Saturday marks one of the biggest heavyweight boxing fights in recent times and here are five reasons why Anthony Joshua will beat Wladimir Klitschko.
Joshua’s rise to the top of the heavyweight division is almost complete. Standing in his way on Saturday will be Klitschko.
I predict that come Sunday morning, Joshua will still be undefeated and will be in possession of both the IBF and WBA heavyweight belts.
Thereafter, Jospeh Parker (WBO title holder) and Deontay Wilder (WBC title holder) will be next on his hit-list.
Here is why.
Age ISN’T just a number
Joshua is 27-years-old. Klitschko is 41-years-old. The former’s body is stronger, faster and more powerful than the latter’s. Of that there can be little doubt.
And the significance of the 14-year age difference cannot be underestimated. Yes, Klitchscko has 40 more professional fights than Joshua but I would rather be younger and more able than wiser and smarter.
Some might point to George Foreman’s victory over Michael Moorer to become IBF and WBA heavyweight champion back in 1994 at the age of 46 as evidence that age IS just a number.
However, I do not believe that achievement holds relevance in this day and age where strength and conditioning has taken on a far more scientific approach than ever before.
Athletes today, for the most part, operate at optimal efficiency. Joshua’s 100 per cent will be superior to Klitschko’s 100 per cent.
Joshua holds the psychological edge
What goes hand-in-hand with the physical benefits of Joshua being far younger than Klitschko, are the mental benefits of Joshua having his entire career ahead of him. Defeat on Saturday would be disappointing but not career ending for Joshua.

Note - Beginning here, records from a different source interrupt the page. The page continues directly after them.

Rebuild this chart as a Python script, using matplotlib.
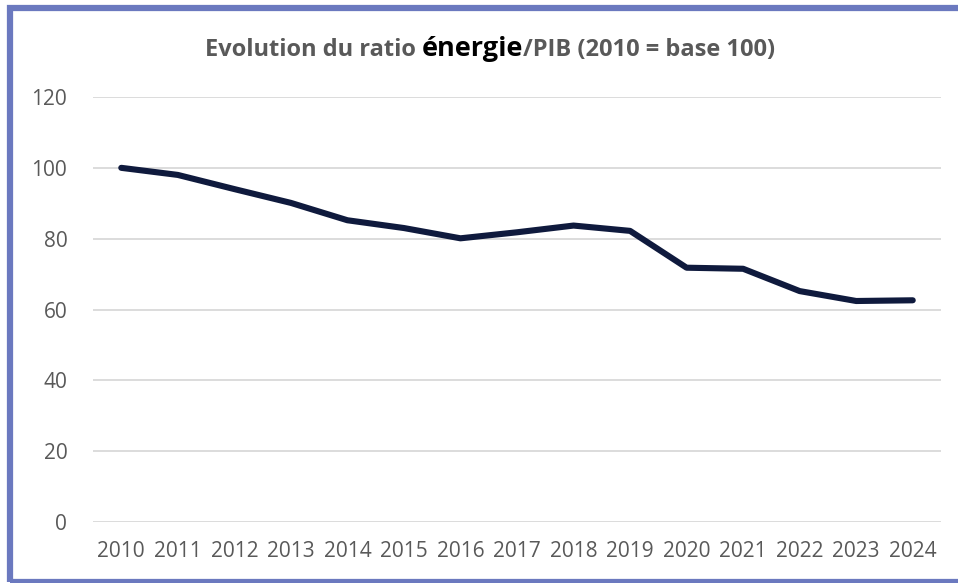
import matplotlib
matplotlib.use("Agg")
import matplotlib.pyplot as plt
from matplotlib.patches import Rectangle

years = ["2010", "2011", "2012", "2013", "2014", "2015", "2016", "2017",
         "2018", "2019", "2020", "2021", "2022", "2023", "2024"]
ratio = [100.0, 98.0, 94.0, 90.1, 85.2, 83.0, 80.1, 81.8,
         83.7, 82.2, 71.8, 71.5, 65.2, 62.4, 62.6]
yticks = [0, 20, 40, 60, 80, 100, 120]

plt.rcParams['font.family'] = ['Open Sans', 'DejaVu Sans']

W, H = 958, 583
fig = plt.figure(figsize=(W / 100, H / 100), dpi=100)
ax = fig.add_axes([93 / W, 1 - 522 / H, (941 - 93) / W, (522 - 97) / H])

x = list(range(len(years)))
ax.plot(x, ratio, color="#0f1a3d", lw=4.4, solid_capstyle="round",
        solid_joinstyle="round", zorder=3)

ax.set_xlim(-0.5, len(years) - 0.5)
ax.set_ylim(0, 120)
ax.set_yticks(yticks)
ax.set_xticks(x)
ax.set_xticklabels(years)
ax.grid(axis="y", color="#d9d9d9", lw=1.3)
ax.set_axisbelow(True)
for s in ax.spines.values():
    s.set_visible(False)
ax.tick_params(axis="both", length=0, labelsize=15, labelcolor="#595959")
ax.tick_params(axis="y", pad=18.5)
ax.tick_params(axis="x", pad=14)

# Title in three parts
fig.canvas.draw()
r = fig.canvas.get_renderer()
parts = [("Evolution du ratio ", "#595959", 17),
         ("énergie", "#000000", 19.5),
         ("/PIB (2010 = base 100)", "#595959", 17)]
texts = []
for s, c, fs in parts:
    t = fig.text(0, 0, s, color=c, fontsize=fs, fontweight="bold",
                 ha="left", va="baseline", transform=None)
    texts.append(t)
widths = [t.get_window_extent(r).width for t in texts]
total = sum(widths)
xc = 490
base_y = H - 56
xs = xc - total / 2
for t, w in zip(texts, widths):
    t.set_position((xs, base_y))
    xs += w

# Border
fig.patches.append(Rectangle((10, 1.5), 960, 573.5, transform=None,
                             fill=False, ec="#6b79bf", lw=4.5))

fig.savefig("out.png", dpi=100)
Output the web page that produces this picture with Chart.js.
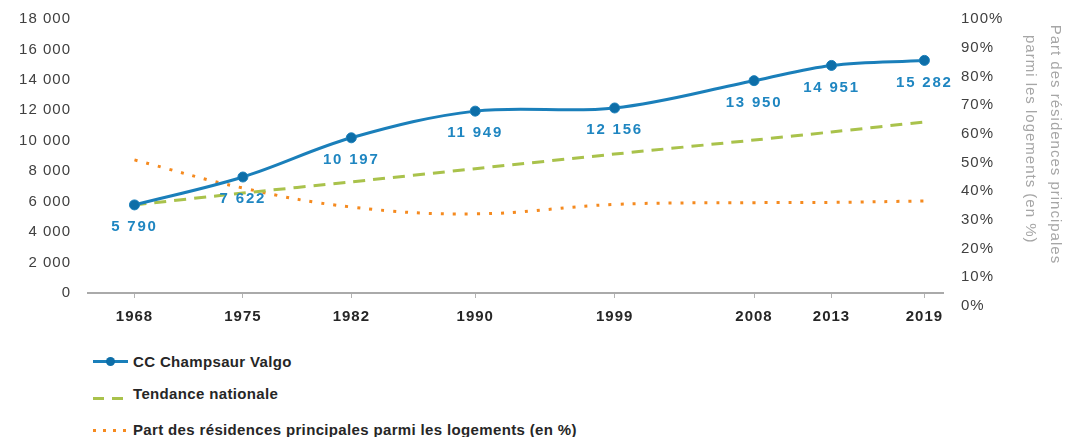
<!DOCTYPE html>
<html>
<head>
<meta charset="utf-8">
<script src="https://cdn.jsdelivr.net/npm/chart.js@4/dist/chart.umd.min.js"></script>
<style>
    html, body { margin: 0; padding: 0; background: #fff; }
    body { position: relative; width: 1068px; height: 437px; overflow: hidden; font-family: "Liberation Sans", Arial, sans-serif; }
    .chart-box { position: absolute; left: 0; top: 0; width: 1068px; height: 340px; }
    .lg-row { position: absolute; left: 93px; height: 20px; display: flex; align-items: center; }
    .lg-row span.txt { position: absolute; left: 40px; white-space: nowrap; font-weight: bold; font-size: 15px; letter-spacing: 0.35px; color: #262626; }
    .lg-sample { position: absolute; left: 0; width: 35px; }
</style>
</head>
<body>
<div class="chart-box"><canvas id="chart"></canvas></div>

<div class="lg-row" style="top:351px">
    <div class="lg-sample" style="top:9px;height:3px;background:#1a7fba"></div>
    <div class="lg-sample" style="top:6px;left:13px;width:9px;height:9px;border-radius:50%;background:#0d6ea8"></div>
    <span class="txt">CC Champsaur Valgo</span>
</div>
<div class="lg-row" style="top:383px">
    <div class="lg-sample" style="top:14px;width:11px;height:3px;background:#a9c24b"></div>
    <div class="lg-sample" style="top:14px;left:19px;width:11px;height:3px;background:#a9c24b"></div>
    <span class="txt">Tendance nationale</span>
</div>
<div class="lg-row" style="top:419px">
    <div class="lg-sample" style="top:10px;height:3px;background:repeating-linear-gradient(to right,#f58a1f 0 3px,transparent 3px 10px)"></div>
    <span class="txt">Part des résidences principales parmi les logements (en %)</span>
</div>

<script>
// données
var years = [1968, 1975, 1982, 1990, 1999, 2008, 2013, 2019];
var valgo = [5790, 7622, 10197, 11949, 12156, 13950, 14951, 15282];
var tendance = [5790, 6570, 7300, 8170, 9130, 10050, 10580, 11240];
var partRP = [50.9, 41.1, 34.5, 32.1, 35.4, 36.0, 36.1, 36.6];
var leftTicks = [0, 2000, 4000, 6000, 8000, 10000, 12000, 14000, 16000, 18000];

var FONT = '"Liberation Sans", Arial, sans-serif';

function frNumber(v) {
    return String(v).replace(/\B(?=(\d{3})+(?!\d))/g, ' ');
}
function toPoints(values) {
    return years.map(function (yr, i) { return { x: yr, y: values[i] }; });
}

// espacement des lettres comme sur l'original
var letterSpacing = {
    id: 'letterSpacing',
    beforeUpdate: function (chart) { chart.ctx.letterSpacing = '1px'; },
    beforeDraw: function (chart) { chart.ctx.letterSpacing = '1px'; }
};

// étiquettes de valeurs sous les points bleus
var valueLabels = {
    id: 'valueLabels',
    afterDatasetsDraw: function (chart) {
        var ctx = chart.ctx;
        var meta = chart.getDatasetMeta(0);
        ctx.save();
        ctx.font = 'bold 15px ' + FONT;
        ctx.letterSpacing = '1.8px';
        ctx.fillStyle = '#1f86c1';
        ctx.textAlign = 'center';
        ctx.textBaseline = 'middle';
        meta.data.forEach(function (pt, i) {
            ctx.fillText(frNumber(valgo[i]), pt.x, pt.y + 22);
        });
        ctx.restore();
    }
};

Chart.defaults.font.family = FONT;

new Chart(document.getElementById('chart'), {
    type: 'line',
    data: {
        datasets: [
            {
                label: 'CC Champsaur Valgo',
                data: toPoints(valgo),
                yAxisID: 'y',
                borderColor: '#1a7fba',
                borderWidth: 3,
                tension: 0.35,
                pointRadius: 5,
                pointBackgroundColor: '#0d6ea8',
                pointBorderColor: '#1a7fba',
                pointBorderWidth: 1,
                fill: false
            },
            {
                label: 'Tendance nationale',
                data: toPoints(tendance),
                yAxisID: 'y',
                borderColor: '#a9c24b',
                borderWidth: 3,
                borderDash: [12, 8],
                tension: 0.3,
                pointRadius: 0,
                fill: false
            },
            {
                label: 'Part des résidences principales parmi les logements (en %)',
                data: toPoints(partRP),
                yAxisID: 'y1',
                borderColor: '#f58a1f',
                borderWidth: 3,
                borderDash: [3, 9],
                borderCapStyle: 'butt',
                tension: 0.4,
                pointRadius: 0,
                fill: false
            }
        ]
    },
    options: {
        responsive: true,
        maintainAspectRatio: false,
        animation: false,
        layout: { padding: { top: 19, bottom: 34, left: 0, right: 0 } },
        plugins: {
            legend: { display: false },
            tooltip: { enabled: false }
        },
        scales: {
            x: {
                type: 'linear',
                position: { y: 0 },
                min: 1965,
                max: 2020.2,
                afterBuildTicks: function (scale) {
                    scale.ticks = years.map(function (v) { return { value: v }; });
                },
                grid: { display: true, drawOnChartArea: false, drawTicks: true, tickLength: 4, color: '#b3b3b3' },
                border: { display: true, color: '#aaaaaa', width: 2 },
                ticks: {
                    padding: 11,
                    maxRotation: 0,
                    color: '#262626',
                    font: { size: 15, weight: 'bold' },
                    callback: function (v) { return String(v); }
                }
            },
            y: {
                position: 'left',
                min: -850,
                max: 18000,
                afterBuildTicks: function (scale) {
                    scale.ticks = leftTicks.map(function (v) { return { value: v }; });
                },
                afterFit: function (scale) { scale.width = 88; },
                // petits traits invisibles pour décaler les libellés sans toucher à la zone du graphique
                grid: { display: true, drawOnChartArea: false, drawTicks: true, tickLength: 17, color: 'rgba(0,0,0,0)' },
                border: { display: false },
                ticks: {
                    padding: 0,
                    color: '#404040',
                    font: { size: 15 },
                    callback: function (v) { return frNumber(v); }
                }
            },
            y1: {
                position: 'right',
                min: 0,
                max: 100,
                afterFit: function (scale) { scale.width = 125; },
                grid: { display: true, drawOnChartArea: false, drawTicks: true, tickLength: 18, color: 'rgba(0,0,0,0)' },
                border: { display: false },
                ticks: {
                    stepSize: 10,
                    padding: 0,
                    color: '#404040',
                    font: { size: 15 },
                    callback: function (v) { return v + '%'; }
                },
                title: {
                    display: true,
                    text: ['Part des résidences principales       ', 'parmi les logements (en %)         '],
                    color: '#a6a6a6',
                    font: { size: 15, lineHeight: 1.667 },
                    padding: { top: 0, bottom: 0 }
                }
            }
        }
    },
    plugins: [letterSpacing, valueLabels]
});
</script>
</body>
</html>
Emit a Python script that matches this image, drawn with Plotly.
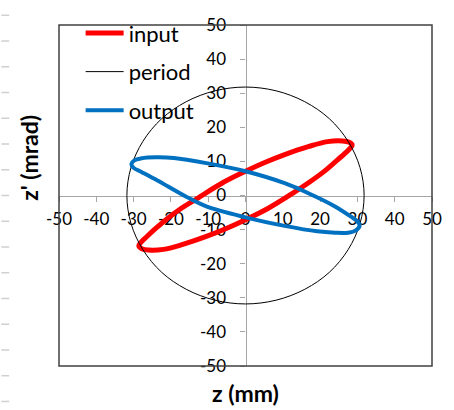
import plotly.graph_objects as go

# ---- data ----
input_z = [0.0, -6.0, -13.0, -17.0, -21.0, -24.0, -26.5, -28.0, -28.6, -27.8, -26.0, -22.0, -17.0,
           -10.5, -5.0, 0.0, 6.0, 13.0, 17.0, 21.0, 24.0, 26.5, 28.0, 28.6, 27.8, 26.0, 22.0,
           17.0, 10.5, 5.0, 0.0]
input_zp = [7.1, 3.8, -0.9, -3.6, -6.8, -9.6, -12.1, -13.7, -14.8, -15.6, -16.0, -15.8, -14.4,
            -12.0, -9.6, -7.1, -3.8, 0.9, 3.8, 7.0, 9.8, 12.2, 13.8, 14.8, 15.6, 16.0, 15.8,
            14.4, 12.0, 9.6, 7.1]

period_z = [31.8, 30.7, 27.5, 22.5, 15.9, 8.2, 0.0, -8.2, -15.9, -22.5, -27.5, -30.7, -31.8,
            -30.7, -27.5, -22.5, -15.9, -8.2, 0.0, 8.2, 15.9, 22.5, 27.5, 30.7, 31.8]
period_zp = [0.0, 8.2, 15.9, 22.5, 27.5, 30.7, 31.8, 30.7, 27.5, 22.5, 15.9, 8.2, 0.0,
             -8.2, -15.9, -22.5, -27.5, -30.7, -31.8, -30.7, -27.5, -22.5, -15.9, -8.2, 0.0]

output_z = [0.0, -10.5, -19.2, -24.0, -27.9, -29.8, -30.6, -30.0, -27.9, -23.6, -16.0, -10.5,
            0.0, 10.5, 19.2, 24.0, 27.5, 29.6, 30.6, 30.0, 28.4, 24.0, 17.0, 10.5, 0.0]
output_zp = [7.1, 9.5, 11.0, 11.2, 10.9, 10.3, 9.2, 8.1, 6.9, 4.4, -0.3, -3.2,
             -6.4, -8.9, -10.5, -10.9, -10.9, -10.2, -8.8, -7.6, -6.3, -3.2, 0.6, 3.6, 7.1]

x_ticks = [-50, -40, -30, -20, -10, 0, 10, 20, 30, 40, 50]
y_ticks = [-50, -40, -30, -20, -10, 0, 10, 20, 30, 40, 50]
x_tick_labels = ["-50", "-40", "-30", "-20", "-10", "0", "10", "20", "30", "40", "50"]
y_tick_labels = ["-50", "-40", "-30", "-20", "-10", "0", "10", "20", "30", "40", "50"]

FONT = "Lato"
W, H = 454, 410
ML, MR, MT, MB = 59, 13, 15, 44
PW, PH = W - ML - MR, H - MT - MB

fig = go.Figure()
fig.add_trace(go.Scatter(x=input_z, y=input_zp, mode="lines", name="input",
                         line=dict(color="#FF0000", width=5, shape="spline"),
                         legendgroup="a"))
fig.add_trace(go.Scatter(x=period_z, y=period_zp, mode="lines", name="period",
                         line=dict(color="#000000", width=1, shape="spline"),
                         legendgroup="b"))
fig.add_trace(go.Scatter(x=output_z, y=output_zp, mode="lines", name="output",
                         line=dict(color="#0070C0", width=4, shape="spline"),
                         legendgroup="c"))

axis_common = dict(range=[-50, 50], showgrid=False, zeroline=False,
                   showline=True, linecolor="#A6A6A6", linewidth=1.2, layer="below traces",
                   ticks="outside", ticklen=5, tickcolor="#A6A6A6", tickwidth=1,
                   tickfont=dict(family=FONT, size=17, color="#000000"),
                   anchor="free", position=0.5, fixedrange=True)

fig.update_layout(
    width=W, height=H,
    margin=dict(l=ML, r=MR, t=MT, b=MB),
    paper_bgcolor="white", plot_bgcolor="white",
    xaxis=dict(axis_common, tickvals=x_ticks, ticktext=x_tick_labels, ticklabelstandoff=3),
    yaxis=dict(axis_common, tickvals=y_ticks, ticktext=y_tick_labels, ticklabelstandoff=11),
    showlegend=True,
    legend=dict(x=0.058, y=1.0375, xanchor="left", yanchor="top",
                font=dict(family=FONT, size=22, color="#000000"),
                bgcolor="rgba(0,0,0,0)", tracegroupgap=7, itemwidth=38,
                traceorder="grouped"),
)

shapes = [dict(type="rect", xref="paper", yref="paper", x0=0, y0=0, x1=1, y1=1,
               line=dict(color="#404040", width=1.5), layer="above")]
# spreadsheet row marks at far left
for i in range(16):
    py = 5 + 26.5 * i
    yp = 1 - (py - MT) / PH
    shapes.append(dict(type="line", xref="paper", yref="paper",
                       x0=(0 - ML) / PW, x1=(8 - ML) / PW, y0=yp, y1=yp,
                       line=dict(color="#D0D0D0", width=1.5)))
fig.update_layout(shapes=shapes)

fig.add_annotation(text="<b>z (mm)</b>", xref="paper", yref="paper",
                   x=0.5, y=(H - 394 - MB) / PH, xanchor="center", yanchor="middle",
                   showarrow=False, font=dict(family=FONT, size=23, color="#000000"))
fig.add_annotation(text="<b>z' (mrad)</b>", xref="paper", yref="paper",
                   x=(28 - ML) / PW, y=1 - (152 - MT) / PH, xanchor="center", yanchor="middle",
                   textangle=-90, showarrow=False,
                   font=dict(family=FONT, size=23, color="#000000"))

fig.write_html("out.html", config={"displayModeBar": False},
               post_script="document.body.style.margin='0';")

On the contrary, Klitschko’s brother, Vitali, has already stated that if the 41-year-old loses, it would most likely spell the end of his time in boxing.
Consequently, one can expect Joshua to be looser, freer and more relaxed while Klitschko will surely be restricted by the pressure of doing battle with his career on the line.
Joshua’s knock-out ability
For a fighter whose only mode of victory in professional boxing has been via knock-out, loose, free and relaxed is the perfect mental space to be in.
Joshua has 18 fights to his name and 18 victories that have all come about as a result of his opponents hitting the canvas. A brief review of the final moments of all his wins reveal just how much damage this guy’s fists can cause.
Klitschko has only won via knock-out in 78 per cent of his bouts. He is far more of a tactician than a knock-out artist and will most likely look to out-point Joshua.
I struggle to see that happening. Couple the relatively relaxed frame of mind Joshua will be in with his immense force, and I just can’t see how Klitschko will live with him for 12 rounds.
Joshua knows Klitschko better than Klitschko knows Joshua
Not a huge amount has been made of the time Joshua spent in Austria as a sparring partner for Klitschko as the Ukrainian prepared to face Kubrat Pulev in late 2014.
The dynamics of that relationship are interesting. Klitschko’s focus was on Pulev, Joshua’s focus was on Klitchsko. I believe that it is fair to assume that Joshua will have gained far more insight into Klitschko than vice versa.
And that could well prove to be decisive. Having got a feel for how Klitschko throws punches and deflects them, Joshua will have an idea of what to expect. In boxing that is huge.
To hammer home that point, in Ricky Burns’ recent light-welterweight defeat to Julius Indongo, the Scot said the Namibian hit and moved in a way he could never have imagined and so never trained for.
Joshua will have no such problems after the weeks he spent studying Klitschko. Klitschko might well have lost this fight 13 years ago when he opted to hire Joshua as a sparring partner.
Home crowd advantage
Klitschko gave up his bargaining power in the negotiations for this fight when he succumbed to Fury in 2015. A consequence of that was Eddie Hearn, Joshua’s promoter, assuming control of a lot of the details pertaining to this meeting.
The fight will be fought at Wembley Stadium which is located not only in the country that Joshua is from but also in the city that he grew up in.
Joshua has boxed before at Wembley Stadium, Klitschko hasn’t. In fact, he has only ever fought once in the United Kingdom.
The support Joshua gets in his home country is wildly loud and passionate. He will draw great energy from his people.
Klitschko, even for all his experience, will do extremely well to be unaffected by the crowd.
In the unlikely event that the fight does go the distance, the judges decision could easily be influenced by the sway of the gregarious home support.